Actually the word "boxing" appears in almost every sentence of the document. Maybe we should not take only informativeness into account but also how frequently an entity appears?
The last informativeness value is 0 / negative ? Is this possible? Negative informativeness might indicate a bug.
I can share my script if anyone is interested. Its written in PHP.
The last informativeness value is 0 / negative ? Is this possible? Negative informativeness might indicate a bug.
Yes, it seems to be a bug. Actually the Living_people category is the least informative category - a category with the most DBpedia resources.
Actually the word "boxing" appears in almost every sentence of the document. Maybe we should not take only informativeness into account but also how frequently an entity appears?
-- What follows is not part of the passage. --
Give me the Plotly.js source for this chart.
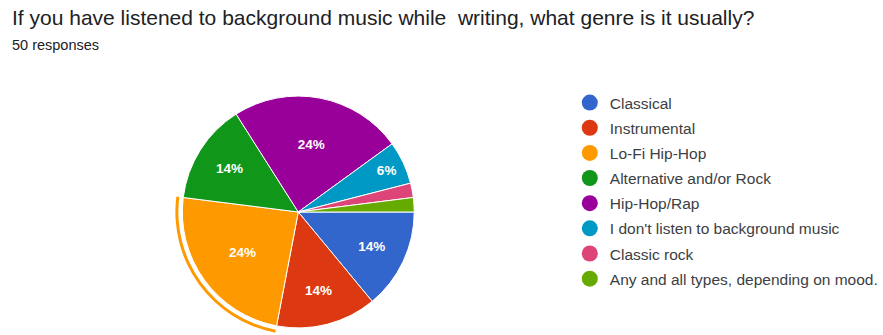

maybe combination of both.
... waiting for feedback from @koidl and/or @xFran
@koidl and/or @xFran, if you have feedback on this could you please provide it in this issue? Thanks.
I'm busy right now. I have to write an app for Trinity College Dublin/FALCON Project. Soon as I have some time to implement topic detection in Wripl's application or Kevin has time to test it we will provide feedback. Sorry about this guys.
Ok. My other project is going well so, I may be able to take a look at this Monday. Is there anything where I have to focus more my attention? Or just use some random text and check if the topics makes sense. Topic detection is working only for English? Maybe the last question it's a silly one. But hey! Is mine! :-)
Any suggestions please? Thanks in advance.
I would suggest that you take text that is actually used by WRIPL and comes from one of the WRIPL domains, e.g. finance. It should be text where you have clear expectations what the topics are. I suggest you start with English text. I think it should work for all languages that FREME NER supports. So you can test other languages also as long as you understand them so you can judge if the topic detection is right.
Ok @jnehring. I will try to do may best following your recommendations. Regarding languages I can test in English, Spanish and Romanian but is not supported by NER engine I believe (it will be nice to have it in the future) and Kevin in German. Those are the languages we manage here.
Thank you.
Currently, entities can be enriched with categories only for entities spotted in English texts. Note that the categories are retrieved from DBpedia. You can check all available categories for an entity by 1) visiting the DBpedia page for the entity and looking at dcterms:subject, or 2) query them via our Freme LDF endpoint at rv2622.1blu.de:5000/dbpedia-types
Thank you for the note @m1ci.
Hi all
I'm running some tests here. Please see the attached text file.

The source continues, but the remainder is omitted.